> [Goal]: Reproduce the listing below word for word, with no pictures.

> [Data]:
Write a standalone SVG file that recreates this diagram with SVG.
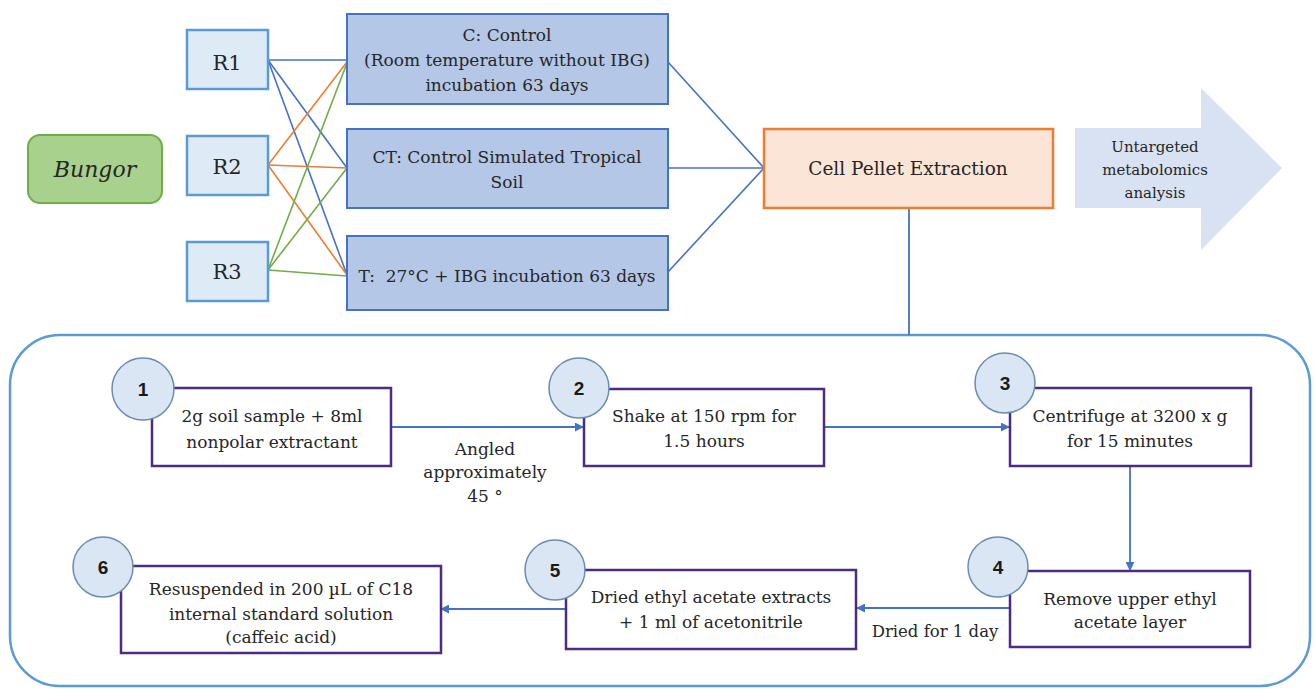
<svg xmlns="http://www.w3.org/2000/svg" width="1315" height="689" viewBox="0 0 1315 689">
<defs>
<style>
text{font-family:"DejaVu Serif","Liberation Serif",serif;fill:#262626;font-size:17px;text-anchor:middle}
.rbox{fill:#deebf7;stroke:#5b9bd5;stroke-width:2.5}
.mbox{fill:#b4c7e7;stroke:#4472c4;stroke-width:2}
.step{fill:#ffffff;stroke:#4b2a88;stroke-width:2.5}
.circ{fill:#dbe6f4;stroke:#6a8bb3;stroke-width:1.5}
.num{font-family:"Liberation Sans",Arial,sans-serif;font-weight:bold;font-size:19px;fill:#1a1a1a}
.rl{font-size:21px}
.b{stroke:#4472c4;stroke-width:1.6;fill:none}
.o{stroke:#ed7d31;stroke-width:1.6;fill:none}
.g{stroke:#70ad47;stroke-width:1.6;fill:none}
.fl{stroke:#4472c4;stroke-width:1.8;fill:none}
</style>
<marker id="ah" viewBox="0 0 10 10" refX="9" refY="5" markerWidth="9" markerHeight="9" markerUnits="userSpaceOnUse" orient="auto">
<path d="M0,0 L10,5 L0,10 z" fill="#4472c4"/>
</marker>
</defs>
<rect width="1315" height="689" fill="#ffffff"/>

<g id="container">
<rect x="10" y="335" width="1300" height="351" rx="50" ry="50" fill="#ffffff" stroke="#5b9bd5" stroke-width="2.5"/>
</g>

<g id="connectors">
<line class="b" x1="268" y1="60" x2="347" y2="60"/>
<line class="b" x1="268" y1="60" x2="347" y2="168"/>
<line class="b" x1="268" y1="60" x2="347" y2="275"/>
<line class="o" x1="268" y1="165" x2="347" y2="62"/>
<line class="o" x1="268" y1="165" x2="347" y2="168"/>
<line class="o" x1="268" y1="165" x2="347" y2="275"/>
<line class="g" x1="268" y1="270" x2="347" y2="63"/>
<line class="g" x1="268" y1="270" x2="347" y2="168"/>
<line class="g" x1="268" y1="270" x2="347" y2="276"/>
<line class="b" x1="668" y1="62" x2="764" y2="168"/>
<line class="b" x1="668" y1="168" x2="764" y2="168"/>
<line class="b" x1="668" y1="272" x2="764" y2="168"/>
<line class="fl" x1="909" y1="208" x2="909" y2="335" stroke-width="2.2"/>
<line class="fl" x1="391" y1="427" x2="583" y2="427" marker-end="url(#ah)"/>
<line class="fl" x1="824" y1="427" x2="1009" y2="427" marker-end="url(#ah)"/>
<line class="fl" x1="1130" y1="466" x2="1130" y2="570" marker-end="url(#ah)"/>
<line class="fl" x1="1010" y1="608" x2="857" y2="608" marker-end="url(#ah)"/>
<line class="fl" x1="566" y1="609" x2="441" y2="609" marker-end="url(#ah)"/>
<text x="485" y="455">Angled</text>
<text x="485" y="478">approximately</text>
<text x="485" y="502">45 °</text>
<text x="935" y="637" style="font-size:16.5px">Dried for 1 day</text>
</g>

<g id="bungor">
<rect x="28" y="135" width="134" height="68" rx="12" ry="12" fill="#a9d18e" stroke="#70ad47" stroke-width="2"/>
<text x="95" y="177" style="font-size:22px;font-style:italic">Bungor</text>
</g>

<g id="r1"><rect class="rbox" x="187" y="30" width="81" height="59"/><text class="rl" x="227" y="70">R1</text></g>
<g id="r2"><rect class="rbox" x="187" y="136" width="81" height="59"/><text class="rl" x="227" y="174">R2</text></g>
<g id="r3"><rect class="rbox" x="187" y="242" width="81" height="59"/><text class="rl" x="227" y="279">R3</text></g>

<g id="c-control">
<rect class="mbox" x="347" y="14" width="321" height="90"/>
<text x="507" y="41">C: Control</text>
<text x="507" y="66">(Room temperature without IBG)</text>
<text x="507" y="91">incubation 63 days</text>
</g>
<g id="ct-control">
<rect class="mbox" x="347" y="129" width="321" height="79"/>
<text x="507" y="163">CT: Control Simulated Tropical</text>
<text x="507" y="188">Soil</text>
</g>
<g id="t-treatment">
<rect class="mbox" x="347" y="236" width="321" height="74"/>
<text x="507" y="282" xml:space="preserve">T:  27°C + IBG incubation 63 days</text>
</g>

<g id="cell-pellet">
<rect x="764" y="129" width="289" height="79" fill="#fbe5d6" stroke="#ed7d31" stroke-width="2.5"/>
<text x="908" y="175" style="font-size:18.5px">Cell Pellet Extraction</text>
</g>

<g id="untargeted">
<path d="M1075,128 L1201,128 L1201,88 L1282,168 L1201,250 L1201,208 L1075,208 Z" fill="#d9e2f3"/>
<text x="1155" y="152" style="font-size:15px">Untargeted</text>
<text x="1155" y="175" style="font-size:15px">metabolomics</text>
<text x="1155" y="198" style="font-size:15px">analysis</text>
</g>

<g id="step1">
<rect class="step" x="152" y="388" width="239" height="78"/>
<text x="272" y="422">2g soil sample + 8ml</text>
<text x="272" y="448">nonpolar extractant</text>
<circle class="circ" cx="143" cy="389" r="31"/>
<text class="num" x="143" y="396">1</text>
</g>
<g id="step2">
<rect class="step" x="584" y="389" width="240" height="77"/>
<text x="704" y="422">Shake at 150 rpm for</text>
<text x="704" y="447">1.5 hours</text>
<circle class="circ" cx="579" cy="388" r="30"/>
<text class="num" x="579" y="395">2</text>
</g>
<g id="step3">
<rect class="step" x="1010" y="388" width="241" height="78"/>
<text x="1130" y="422">Centrifuge at 3200 x g</text>
<text x="1130" y="447">for 15 minutes</text>
<circle class="circ" cx="1005" cy="383" r="30"/>
<text class="num" x="1005" y="390">3</text>
</g>
<g id="step4">
<rect class="step" x="1010" y="571" width="240" height="76"/>
<text x="1130" y="605">Remove upper ethyl</text>
<text x="1130" y="628">acetate layer</text>
<circle class="circ" cx="998" cy="567" r="30"/>
<text class="num" x="998" y="574">4</text>
</g>
<g id="step5">
<rect class="step" x="566" y="570" width="290" height="79"/>
<text x="711" y="603">Dried ethyl acetate extracts</text>
<text x="711" y="628">+ 1 ml of acetonitrile</text>
<circle class="circ" cx="555" cy="570" r="30"/>
<text class="num" x="555" y="577">5</text>
</g>
<g id="step6">
<rect class="step" x="121" y="566" width="320" height="87"/>
<text x="281" y="595">Resuspended in 200 µL of C18</text>
<text x="281" y="620">internal standard solution</text>
<text x="281" y="643">(caffeic acid)</text>
<circle class="circ" cx="103" cy="567" r="30"/>
<text class="num" x="103" y="574">6</text>
</g>
</svg>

> [Expected answer]:
Write a standalone SVG file that recreates this diagram with SVG.
<svg xmlns="http://www.w3.org/2000/svg" width="1315" height="689" viewBox="0 0 1315 689">
<defs>
<style>
text{font-family:"DejaVu Serif","Liberation Serif",serif;fill:#262626;font-size:17px;text-anchor:middle}
.rbox{fill:#deebf7;stroke:#5b9bd5;stroke-width:2.5}
.mbox{fill:#b4c7e7;stroke:#4472c4;stroke-width:2}
.step{fill:#ffffff;stroke:#4b2a88;stroke-width:2.5}
.circ{fill:#dbe6f4;stroke:#6a8bb3;stroke-width:1.5}
.num{font-family:"Liberation Sans",Arial,sans-serif;font-weight:bold;font-size:19px;fill:#1a1a1a}
.rl{font-size:21px}
.b{stroke:#4472c4;stroke-width:1.6;fill:none}
.o{stroke:#ed7d31;stroke-width:1.6;fill:none}
.g{stroke:#70ad47;stroke-width:1.6;fill:none}
.fl{stroke:#4472c4;stroke-width:1.8;fill:none}
</style>
<marker id="ah" viewBox="0 0 10 10" refX="9" refY="5" markerWidth="9" markerHeight="9" markerUnits="userSpaceOnUse" orient="auto">
<path d="M0,0 L10,5 L0,10 z" fill="#4472c4"/>
</marker>
</defs>
<rect width="1315" height="689" fill="#ffffff"/>

<g id="container">
<rect x="10" y="335" width="1300" height="351" rx="50" ry="50" fill="#ffffff" stroke="#5b9bd5" stroke-width="2.5"/>
</g>

<g id="connectors">
<line class="b" x1="268" y1="60" x2="347" y2="60"/>
<line class="b" x1="268" y1="60" x2="347" y2="168"/>
<line class="b" x1="268" y1="60" x2="347" y2="275"/>
<line class="o" x1="268" y1="165" x2="347" y2="62"/>
<line class="o" x1="268" y1="165" x2="347" y2="168"/>
<line class="o" x1="268" y1="165" x2="347" y2="275"/>
<line class="g" x1="268" y1="270" x2="347" y2="63"/>
<line class="g" x1="268" y1="270" x2="347" y2="168"/>
<line class="g" x1="268" y1="270" x2="347" y2="276"/>
<line class="b" x1="668" y1="62" x2="764" y2="168"/>
<line class="b" x1="668" y1="168" x2="764" y2="168"/>
<line class="b" x1="668" y1="272" x2="764" y2="168"/>
<line class="fl" x1="909" y1="208" x2="909" y2="335" stroke-width="2.2"/>
<line class="fl" x1="391" y1="427" x2="583" y2="427" marker-end="url(#ah)"/>
<line class="fl" x1="824" y1="427" x2="1009" y2="427" marker-end="url(#ah)"/>
<line class="fl" x1="1130" y1="466" x2="1130" y2="570" marker-end="url(#ah)"/>
<line class="fl" x1="1010" y1="608" x2="857" y2="608" marker-end="url(#ah)"/>
<line class="fl" x1="566" y1="609" x2="441" y2="609" marker-end="url(#ah)"/>
<text x="485" y="455">Angled</text>
<text x="485" y="478">approximately</text>
<text x="485" y="502">45 °</text>
<text x="935" y="637" style="font-size:16.5px">Dried for 1 day</text>
</g>

<g id="bungor">
<rect x="28" y="135" width="134" height="68" rx="12" ry="12" fill="#a9d18e" stroke="#70ad47" stroke-width="2"/>
<text x="95" y="177" style="font-size:22px;font-style:italic">Bungor</text>
</g>

<g id="r1"><rect class="rbox" x="187" y="30" width="81" height="59"/><text class="rl" x="227" y="70">R1</text></g>
<g id="r2"><rect class="rbox" x="187" y="136" width="81" height="59"/><text class="rl" x="227" y="174">R2</text></g>
<g id="r3"><rect class="rbox" x="187" y="242" width="81" height="59"/><text class="rl" x="227" y="279">R3</text></g>

<g id="c-control">
<rect class="mbox" x="347" y="14" width="321" height="90"/>
<text x="507" y="41">C: Control</text>
<text x="507" y="66">(Room temperature without IBG)</text>
<text x="507" y="91">incubation 63 days</text>
</g>
<g id="ct-control">
<rect class="mbox" x="347" y="129" width="321" height="79"/>
<text x="507" y="163">CT: Control Simulated Tropical</text>
<text x="507" y="188">Soil</text>
</g>
<g id="t-treatment">
<rect class="mbox" x="347" y="236" width="321" height="74"/>
<text x="507" y="282" xml:space="preserve">T:  27°C + IBG incubation 63 days</text>
</g>

<g id="cell-pellet">
<rect x="764" y="129" width="289" height="79" fill="#fbe5d6" stroke="#ed7d31" stroke-width="2.5"/>
<text x="908" y="175" style="font-size:18.5px">Cell Pellet Extraction</text>
</g>

<g id="untargeted">
<path d="M1075,128 L1201,128 L1201,88 L1282,168 L1201,250 L1201,208 L1075,208 Z" fill="#d9e2f3"/>
<text x="1155" y="152" style="font-size:15px">Untargeted</text>
<text x="1155" y="175" style="font-size:15px">metabolomics</text>
<text x="1155" y="198" style="font-size:15px">analysis</text>
</g>

<g id="step1">
<rect class="step" x="152" y="388" width="239" height="78"/>
<text x="272" y="422">2g soil sample + 8ml</text>
<text x="272" y="448">nonpolar extractant</text>
<circle class="circ" cx="143" cy="389" r="31"/>
<text class="num" x="143" y="396">1</text>
</g>
<g id="step2">
<rect class="step" x="584" y="389" width="240" height="77"/>
<text x="704" y="422">Shake at 150 rpm for</text>
<text x="704" y="447">1.5 hours</text>
<circle class="circ" cx="579" cy="388" r="30"/>
<text class="num" x="579" y="395">2</text>
</g>
<g id="step3">
<rect class="step" x="1010" y="388" width="241" height="78"/>
<text x="1130" y="422">Centrifuge at 3200 x g</text>
<text x="1130" y="447">for 15 minutes</text>
<circle class="circ" cx="1005" cy="383" r="30"/>
<text class="num" x="1005" y="390">3</text>
</g>
<g id="step4">
<rect class="step" x="1010" y="571" width="240" height="76"/>
<text x="1130" y="605">Remove upper ethyl</text>
<text x="1130" y="628">acetate layer</text>
<circle class="circ" cx="998" cy="567" r="30"/>
<text class="num" x="998" y="574">4</text>
</g>
<g id="step5">
<rect class="step" x="566" y="570" width="290" height="79"/>
<text x="711" y="603">Dried ethyl acetate extracts</text>
<text x="711" y="628">+ 1 ml of acetonitrile</text>
<circle class="circ" cx="555" cy="570" r="30"/>
<text class="num" x="555" y="577">5</text>
</g>
<g id="step6">
<rect class="step" x="121" y="566" width="320" height="87"/>
<text x="281" y="595">Resuspended in 200 µL of C18</text>
<text x="281" y="620">internal standard solution</text>
<text x="281" y="643">(caffeic acid)</text>
<circle class="circ" cx="103" cy="567" r="30"/>
<text class="num" x="103" y="574">6</text>
</g>
</svg>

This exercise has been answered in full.